Happiness Isn’t Everything
Some are calling the 21st century the “age of addiction,” and by now, with the help of the media and any number of addiction memoirs and tell-all books, you probably feel like an expert on the subject. Alcoholism is old hat; now everyone is addicted to the Internet and your neighbor is in a 12-step group for sex addicts. Adult celebrities are going into rehab for problems with disordered eating or abuse of inhalants. (Remember those? They’re back. … Well, they never left.) And seemingly, every family struggles silently, if not openly, with a member’s mental illness.
Our culture has devised a vocabulary for bipolar disorder, major depression and other deep and painful challenges of the psyche. We’ve become masters at determining what ails us; we can label every pathology and imagine plenty more. But what is it that supports our stability—that keeps us sane—when we’re lucky enough to claim sanity? What are the innate ingredients of human resilience? And if we study them, will we be able to amplify or reproduce them in order to make us hardier or—hear me out—happier?
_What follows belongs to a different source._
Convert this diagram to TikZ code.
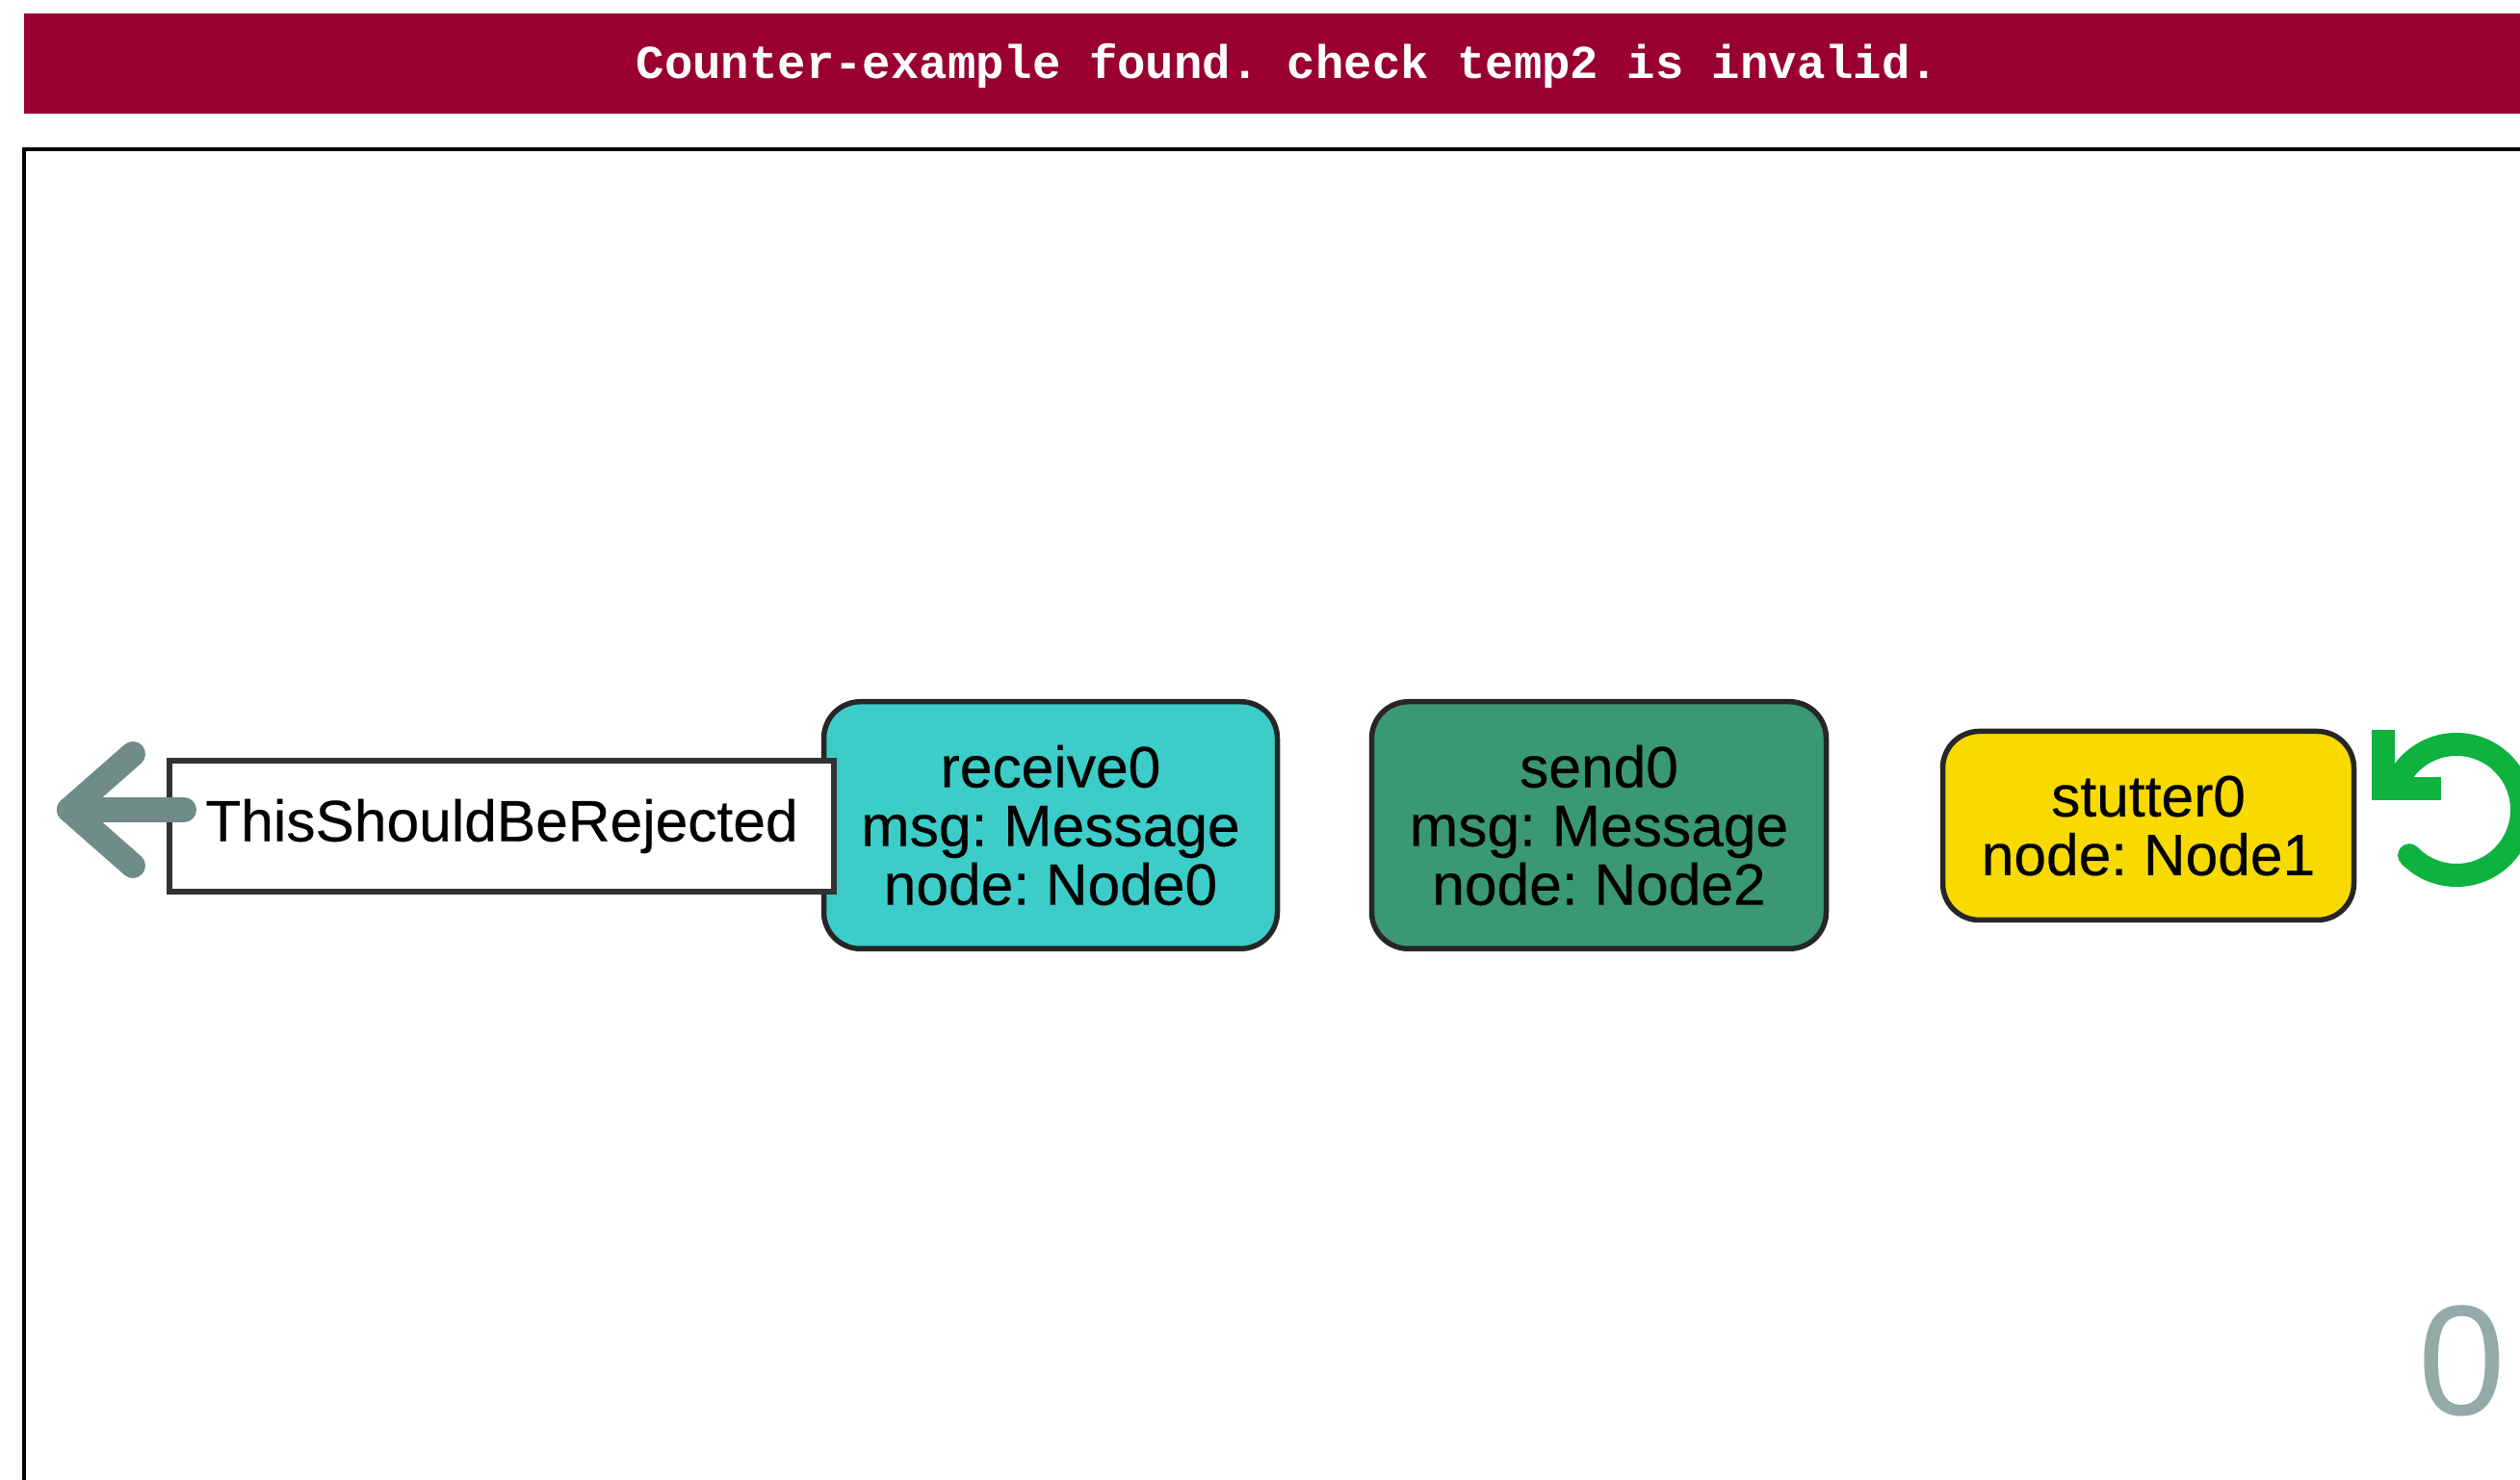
\documentclass[tikz,border=0pt]{standalone}
\usepackage{fontspec}
\setmainfont{Liberation Sans}[FakeBold=0.35]
\newfontfamily\plainsans{Liberation Sans}
\newfontfamily\bannerfont{Liberation Mono}
\definecolor{bannerred}{HTML}{990030}
\definecolor{turq}{HTML}{3CCDC9}
\definecolor{sendgreen}{HTML}{3A9972}
\definecolor{stutyellow}{HTML}{F8DA00}
\definecolor{arrowgrey}{HTML}{6F8C87}
\definecolor{loopgreen}{HTML}{0DB23F}
\definecolor{zerogrey}{HTML}{94AAA7}
\definecolor{edgedark}{HTML}{262626}
\definecolor{rejedge}{HTML}{333333}
\frenchspacing
\begin{document}
\begin{tikzpicture}[x=1pt,y=1pt,
  evbox/.style={draw=edgedark, line width=5.5pt, rounded corners=38pt, inner sep=0pt,
    align=center, font=\fontsize{60.5}{61}\selectfont, minimum height=256.5pt},
  rejbox/.style={draw=rejedge, line width=6pt, fill=white, inner sep=0pt,
    minimum width=690pt, minimum height=136pt, font=\fontsize{60.5}{61}\selectfont},
  backarrow/.style={draw=arrowgrey, line width=26pt, line cap=round, line join=round},
  loopicon/.style={draw=loopgreen, line width=24pt},
  frameline/.style={draw=black, line width=3.5pt}
]
\useasboundingbox (0,0) rectangle (2617,1536);
\clip (0,0) rectangle (2617,1536);
\fill[white] (0,0) rectangle (2617,1536);

% banner
\fill[bannerred] (25,1418) rectangle (2640,1522);
\node[text=white, anchor=base, inner sep=0pt,
  font=\bannerfont\bfseries\fontsize{49}{49}\selectfont] (msg) at (1337,1454)
  {Counter-example found. check temp2 is invalid.};

% frame
\draw[frameline] (25,-20) -- (25,1381) -- (2640,1381);

% event boxes
\node[evbox, fill=turq, minimum width=471pt] (recv) at (1091,679)
  {receive0\\msg: Message\\node: Node0};
\node[evbox, fill=sendgreen, minimum width=472pt] (send) at (1660.5,679)
  {send0\\msg: Message\\node: Node2};
\node[evbox, fill=stutyellow, minimum width=427pt, minimum height=196pt] (stut) at (2231,678.5)
  {stutter0\\node: Node1};
\node[rejbox] (rej) at (521,678) {ThisShouldBeRejected};

% back arrow
\coordinate (tip) at (72,695);
\draw[backarrow] (tip -| rej.west) ++(18,0) -- (tip);
\draw[backarrow] (tip) ++(66,58) -- (tip) -- ++(66,-58);

% loop icon
\coordinate (loopc) at (2551,695);
\draw[loopicon, line cap=round] (loopc) ++(-136:68) arc[start angle=-136, end angle=152, radius=68] -- (2478,719);
\draw[loopicon, line join=miter] (2474.5,778) -- (2474.5,717) -- (2535,717);

% counter
\node[text=zerogrey, anchor=base, inner sep=0pt, font=\plainsans\fontsize{163}{163}\selectfont] (count) at (2557,66) {0};
\end{tikzpicture}
\end{document}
Researchers in the field of positive psychology say yes. Positive psychology is “the scientific study of the strengths and virtues that enable individuals and communities to thrive.” These researchers believe that studying only addiction and mental disorders, while necessary, doesn’t provide a full understanding of mental health. Their hope is that by studying human strengths, they can glean insight into how we can prevent or heal these challenges and even how we can become happier.
What Is Happiness?
According to researchers, happiness can be measured. Like optometry, it is a science that relies fully on the subject’s ability to self-report his/her subjective experience. After all, what is happiness but a person’s individual experience? Scientists then analyze these self-reports, formulating an understanding of what ingredients constitute happiness, and they come to see, perhaps not unexpectedly, that happiness is contingent upon getting what we want and need, as well as a global sense of well-being—that all is mostly right in our world. For us to feel happy, positive emotions must outweigh the negative ones.
Seeking a Meaningful Life
We all have psychological as well as physical needs. In the breakdown of the upper reaches of famed psychologist Abraham Maslow’s hierarchy of needs, perhaps speaker and author Anthony Robbins clarifies it best. When we look at self-actualization needs, it’s important to understand that we all have needs for significance, needs for certainty, needs for variety and needs for fulfillment. Creating a life of meaning can help to meet each of these needs, and once met, may help to divert someone from self-sabotaging habits, i.e., addictions.
Meaning, as defined by researchers, is different from happiness. Meaningfulness “is linked to doing things that express and reflect the self, and, in particular, includes doing positive things for others.” When we have begun to do positive things for others, we have entered what psychologists call prosocial behavior—behavior that benefits other people or society as a whole. Yet those who focus solely on a search for meaning tend to think hard about their past and futures rather than enjoying the moment.
The experience of seeking happiness may be more self-involved or more carefree than the search for meaning, and the search for meaning may be seen as more selfless and more prosocial, though it may come with more personal stress. If individuals can find a balance between happiness and meaning, they’ve hit a golden place, where psychological needs of all types get met and where they may find they have more emotional stamina and greater joy. Finding a balance between acting on behalf of the self and acting on behalf of others appears to be a wise—and happy, and meaningful—way to live.